# Solved – Model fitting when errors take a Cauchy distribution

cauchy distributionmodeling

It's my understanding that the sum of squared errors (SSE) serves as a maximum likelihood estimator when a model's errors are normally distributed. (That is, if you find model parameters that minimize the SSE, they also maximize the likelihood.) However, the error distribution of my model looks much more like a Cauchy distribution. Would minimizing the SSE still result in the maximum likelihood parameter set for my model? If not, what statistic should I look at?

Forgive me if this doesn't make any sense, or I'm missing something simple. Please feel free to link to sources that might help me understand the basics a bit better. Thanks!
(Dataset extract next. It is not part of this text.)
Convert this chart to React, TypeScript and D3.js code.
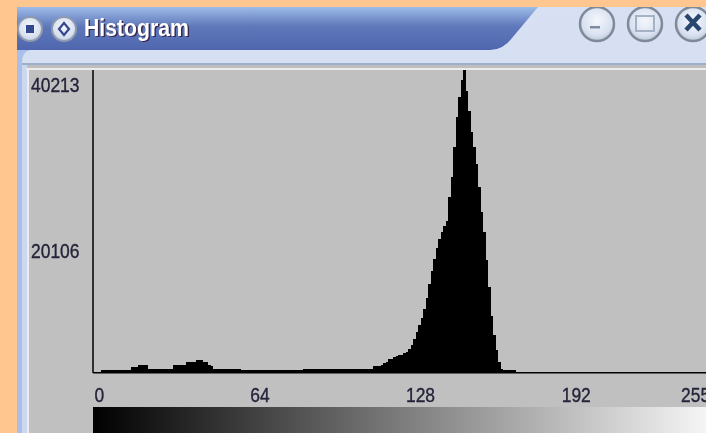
import React from "react";
import * as d3 from "d3";

const title = "Histogram";
const yTicks = [40213, 20106];
const xTicks = [0, 64, 128, 192, 255];
const maxBin = 255;
const maxCount = 40213;

const countsLow = [
  70, 70, 70, 270, 270, 270, 270, 270, 270, 270, 270, 270, 270, 270, 270,
  670, 670, 670, 940, 940, 940, 940,
  530, 530, 530, 530, 530, 530, 530, 530, 530, 530,
  940, 940, 940, 940, 940, 1340, 1340, 1340, 1450, 1610, 1610, 1610, 1460, 1340, 1060, 800,
  530, 530, 530, 530, 530, 530, 530, 530, 530, 530, 530,
  270, 270, 270, 270, 270, 270, 270, 270, 270, 270, 270, 270, 270, 270, 270, 270, 270, 270, 270, 270, 270, 270, 270, 270, 270,
  530, 530, 530, 530, 530, 530, 530, 530, 530, 530, 530, 530, 530, 530, 530, 530, 530, 530, 530, 530, 530, 530, 530, 530, 530, 530, 530, 530,
  800, 800, 800,
];
const countsPeak = [
  1060, 1200, 1460, 1730, 1860, 2000, 2130, 2260, 2390, 2530, 2660, 3060, 3590, 4390, 5320, 6250, 7180,
  8380, 9840, 11700, 13430, 15030, 16490, 17690, 18620, 19420, 20080, 23280, 25940, 29930, 33920, 36580,
  38840, 40213, 37370, 34710, 31920, 29930, 27660, 24610, 21280, 18620, 14900, 11300, 7450, 4920, 2930,
  1460, 530, 270, 270, 270, 270, 270, 130, 130, 130, 130,
];
const counts = [...countsLow, ...countsPeak];

const W = 706;
const H = 433;
const x = d3.scaleLinear().domain([0, maxBin + 1]).range([93, 93 + 2.5 * (maxBin + 1)]);
const y = d3.scaleLinear().domain([0, maxCount]).range([372.5, 70]);
const labelX = d3.scaleLinear().domain([0, maxBin]).range([94.5, 715]);
const digitW = 9.7;

const buttons: [number, number, number][] = [
  [30, 29, 12],
  [64, 29, 12],
];
const rightButtons = [597, 645, 693];

function Num({ v, px, py }: { v: number; px: number; py: number }) {
  const s = String(v);
  return (
    <text
      x={px}
      y={py}
      fontSize={20}
      fill="#23233A"
      stroke="#23233A"
      strokeWidth={0.35}
      textLength={s.length * digitW}
      lengthAdjust="spacingAndGlyphs"
    >
      {s}
    </text>
  );
}

export default function App() {
  const rampStops = d3.range(0, 1.01, 0.25);
  return (
    <svg
      width={W}
      height={H}
      viewBox={`0 0 ${W} ${H}`}
      style={{ position: "absolute", left: 0, top: 0, display: "block" }}
      fontFamily="'Liberation Sans', Arial, sans-serif"
    >
      <defs>
        <linearGradient id="tb" x1="0" y1="0" x2="0" y2="1">
          <stop offset="0" stopColor="#9DBBE8" />
          <stop offset="0.45" stopColor="#5F78BA" />
          <stop offset="1" stopColor="#4F66AE" />
        </linearGradient>
        <linearGradient id="fr" x1="0" y1="0" x2="0" y2="1">
          <stop offset="0" stopColor="#D8E1F3" />
          <stop offset="1" stopColor="#C6D3EC" />
        </linearGradient>
        <linearGradient id="ramp" x1="0" y1="0" x2="1" y2="0">
          {rampStops.map((t) => (
            <stop key={t} offset={t} stopColor={d3.interpolateRgb("#000", "#fff")(t)} />
          ))}
        </linearGradient>
        <radialGradient id="btn" cx="0.5" cy="0.4" r="0.6">
          <stop offset="0" stopColor="#F4F7FC" />
          <stop offset="0.75" stopColor="#D8E0F0" />
          <stop offset="1" stopColor="#B9C4D6" />
        </radialGradient>
        <filter id="soft" x="0" y="0" width="100%" height="100%" colorInterpolationFilters="sRGB">
          <feGaussianBlur stdDeviation="0.55" />
        </filter>
      </defs>
      <rect width={W} height={H} fill="#FFC68F" />
      <g filter="url(#soft)">
        <rect x={17} y={7} width={W + 10} height={H} fill="url(#fr)" />
        <path d="M17,7 H538 L512,38 Q503,50 490,50 H17 Z" fill="url(#tb)" />
        <rect x={17} y={50} width={5} height={H} fill="#8EA6DC" />
        <path d="M17,50 H30 Q22,52 22,62 V440 H17 Z" fill="#A9BEE8" />
        <rect x={22} y={63} width={W} height={2} fill="#9DAFCB" />
        <rect x={22} y={65} width={W} height={3} fill="#BEBEBE" />
        <rect x={22} y={65} width={5} height={H} fill="#CBD8F0" />
        <rect x={26} y={68} width={W} height={2} fill="#ECECEC" />
        <rect x={27} y={68} width={2} height={H} fill="#ECECEC" />
        <rect x={29} y={70} width={W} height={H} fill="#C0C0C0" />

        {buttons.map(([cx, cy, r], i) => (
          <circle key={i} cx={cx} cy={cy} r={r} fill="url(#btn)" stroke="#8E9AB0" strokeWidth={2} />
        ))}
        <rect x={26} y={25} width={8} height={8} fill="#33478E" />
        <path d="M64,23 L69,29 L64,35 L59,29 Z" fill="none" stroke="#33478E" strokeWidth={2.2} />
        {rightButtons.map((cx) => (
          <circle key={cx} cx={cx} cy={24} r={17} fill="url(#btn)" stroke="#7F8A99" strokeWidth={2.5} />
        ))}
        <rect x={590} y={26} width={10} height={2.5} fill="#7E8B9F" />
        <rect x={636} y={16} width={18} height={15} fill="none" stroke="#A5B2C6" strokeWidth={2} />
        <path d="M686,15 L700,30 M700,15 L686,30" stroke="#28466F" strokeWidth={4.5} />
        <rect x={17} y={0} width={W} height={7} fill="#FFC68F" />

        <text x={85.5} y={37} fontSize={24} fontWeight="bold" fill="#3A2A50" textLength={105} lengthAdjust="spacingAndGlyphs">{title}</text>
        <text x={84} y={35.5} fontSize={24} fontWeight="bold" fill="#FFFFFF" textLength={105} lengthAdjust="spacingAndGlyphs">{title}</text>

        <g shapeRendering="crispEdges">
          {counts.map((c, i) => (
            <rect key={i} x={x(i)} y={y(c)} width={x(i + 1) - x(i)} height={y(0) - y(c)} fill="#000" />
          ))}
        </g>
        <line x1={93} y1={70} x2={93} y2={373} stroke="#000" strokeWidth={1.5} />
        <line x1={93} y1={372.8} x2={W + 10} y2={372.8} stroke="#000" strokeWidth={1.5} />

        {yTicks.map((t, i) => (
          <Num key={t} v={t} px={31} py={i === 0 ? 92 : 258} />
        ))}
        {xTicks.map((t) => (
          <Num key={t} v={t} px={Math.min(labelX(t), 681)} py={401.5} />
        ))}
        <rect x={93} y={407} width={637} height={30} fill="url(#ramp)" />
      </g>
    </svg>
  );
}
If you really wanted maximum likelihood estimates for regression parameters with Cauchy errors, just look at that likelihood: $$L(\beta,\sigma)=\prod_{i=1}^n {\frac{1}{\pi\sigma\left(1+\left(\frac{y_i-\beta^\mathrm{T}x_i}{\sigma}\right)^2\right)}}$$
($y_i$ is the $i$th observation, $x_i$ the vector of predictors, $\sigma$ the scale parameter, & $\beta$ the vector of coefficients.) There's no sufficient statistic of lower dimensionality than the entire dataset, so it's not so easy to maximize, though there's probably a better method than brute force. But without some theoretical motivation for assuming Cauchy errors, you can just say they have some fat-tailed distribution. In this situation some form or other of robust regression would be worth considering.